Il primo tentativo di sequestro
Lea Garofalo conosce molti segreti della lotta fra le famiglie Garofalo e Mirabelli di Petilia Policastro e quando scompare, nel novembre del 2009, il giudice per le indagini preliminari di Campobasso Teresina Pepe parla subito di sospetti a carico dell’ex compagno della donna e ne dispone l’ordine di custodia cautelare: «È possibile affermare che Cosco avesse un interesse concreto sia a vendicarsi di quanto la Garofalo aveva già detto, sia ad evitare che potesse riferire altro». Insieme a Carlo Cosco viene arrestato anche Massimo Sabatino: entrambi sono sospettati di avere tentato un primo rapimento della donna pochi mesi prima della sua definitiva scomparsa.
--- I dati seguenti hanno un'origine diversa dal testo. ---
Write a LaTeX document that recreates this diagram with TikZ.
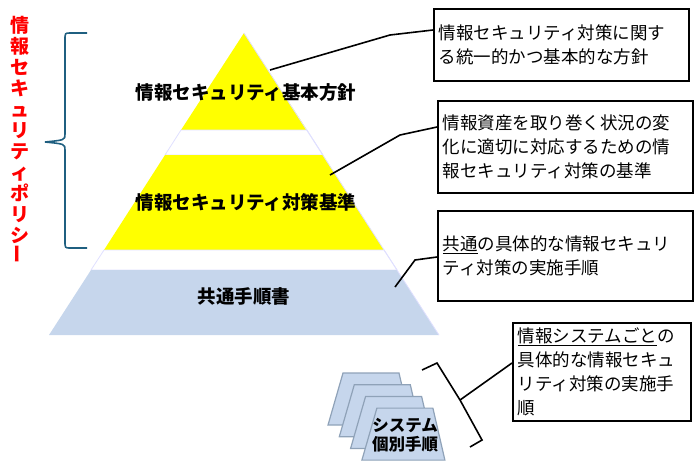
\documentclass[tikz,border=0pt]{standalone}
\usepackage{fontspec}
\setmainfont{Noto Sans CJK JP}
\usetikzlibrary{positioning,calc}
\definecolor{pyryellow}{HTML}{FFFF00}
\definecolor{pyrblue}{HTML}{C6D6EC}
\definecolor{cardedge}{HTML}{8FA2B8}
\definecolor{bracecol}{HTML}{1F5F80}
\begin{document}
\begin{tikzpicture}[
        x=1pt, y=-1pt,
        layer/.style={draw=blue!12, line width=0.8pt},
        note/.style={rectangle, draw, line width=1.6pt, inner sep=5pt, align=left, anchor=north west, font=\fontsize{17.5}{24}\selectfont, text width=#1},
        note/.default=245pt,
        tier/.style={font=\bfseries\fontsize{18.5}{22}\selectfont},
        card/.style={draw=cardedge, fill=pyrblue, line width=1.2pt},
        link/.style={line width=1.6pt}
    ]
        \useasboundingbox (0,0) rectangle (700,467);

        % Pyramid layers
        \fill[pyryellow] (244,33) -- (307,130) -- (181,130) -- cycle;
        \draw[layer, fill=white] (181,130) -- (307,130) -- (323,155) -- (165,155) -- cycle;
        \fill[pyryellow] (165,155) -- (323,155) -- (384,250) -- (104,250) -- cycle;
        \draw[layer, fill=white] (104,250) -- (384,250) -- (397,270) -- (91,270) -- cycle;
        \fill[pyrblue] (91,270) -- (397,270) -- (439,335) -- (49,335) -- cycle;
        \draw[layer] (244,33) -- (439,335);

        \node[tier] (policy) at (246,92) {情報セキュリティ基本方針};
        \node[tier] (standard) at (246,202) {情報セキュリティ対策基準};
        \node[tier] (common) at (244,296) {共通手順書};

        % System cards
        \foreach \i in {0,...,3}
            \draw[card] ($(343,373)+(11.3*\i,11.7*\i)$) -- ++(56,0) -- ++(12,52) -- ++(-83,0) -- cycle;
        \node[font=\bfseries\fontsize{16.5}{19}\selectfont, align=center] (system) at (405,435) {システム\\個別手順};

        % Left title and brace
        \node[text=red, font=\bfseries\fontsize{19}{21}\selectfont, align=center] (title) at (20,140)
            {情\\報\\セ\\キ\\ュ\\リ\\テ\\ィ\\ポ\\リ\\シ\\\rotatebox{90}{ー}};
        \draw[color=bracecol, line width=1.6pt] (87,33) -- (70,33) .. controls (65,33) .. (65,40) -- (65,134)
            .. controls (65,140) .. (45,142) .. controls (65,144) .. (65,150) -- (65,241)
            .. controls (65,248) .. (70,248) -- (87,248);

        % Notes
        \node[note, minimum height=72pt] (n1) at (433,8) {情報セキュリティ対策に関す\\る統一的かつ基本的な方針};
        \node[note, minimum height=92pt] (n2) at (437,100) {情報資産を取り巻く状況の変\\化に適切に対応するための情\\報セキュリティ対策の基準};
        \node[note, minimum height=90pt] (n3) at (437,210) {\underline{共通}の具体的な情報セキュリ\\ティ対策の実施手順};
        \node[note=168pt, minimum height=96pt] (n4) at (512,322) {\underline{情報システムごと}の\\具体的な情報セキュ\\リティ対策の実施手\\順};

        % Connectors
        \coordinate (p1) at (270,70);
        \coordinate (p2) at (330,175);
        \coordinate (p3) at (395,287);
        \coordinate (tip) at (460,400);
        \draw[link] (p1) -- (390,35) -- (n1.west |- 0,30);
        \draw[link] (p2) -- (400,135) -- (n2.west |- 0,127);
        \draw[link] (p3) -- (415,260) -- (n3.west |- 0,257);
        \draw[link] (422,370) -- (437,363) -- (tip) -- (482,440) -- (470,447);
        \draw[link] (tip) -- (n4.west |- 0,363);
\end{tikzpicture}
\end{document}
Nel maggio del 2009 Lea Garofalo era andata infatti dai carabinieri di Campobasso e aveva raccontato di avere subito un’aggressione nel suo appartamento. La storia che Lea racconta ai carabinieri è questa. È il 5 maggio e la sua lavatrice si rompe. Decide di chiamare Carlo Cosco – che vive a Milano, ma su questo torneremo dopo – e lui le trova subito un idraulico. Solo che quello che bussa alla sua porta non è un idraulico ma Masimo Sabatino, 37 anni, che Cosco ha mandato per uccidere la «sua donna». Secondo la ricostruzione dei carabinieri e della Procura di Campobasso, l’uomo riesce a entrare in casa senza difficoltà e poi aggredisce Lea Garofalo. La donna racconta ai carabinieri di essere riuscita a sottrarsi all’agguato anche grazie all’aiuto della figlia Denise e dice che dietro il tentativo di sequestro c’è sicuramente Cosco, preoccupato per quello che lei avrebbe potuto rivelare a novembre durante l’udienza di un processo a cui era stata chiamata a testimoniare a Firenze.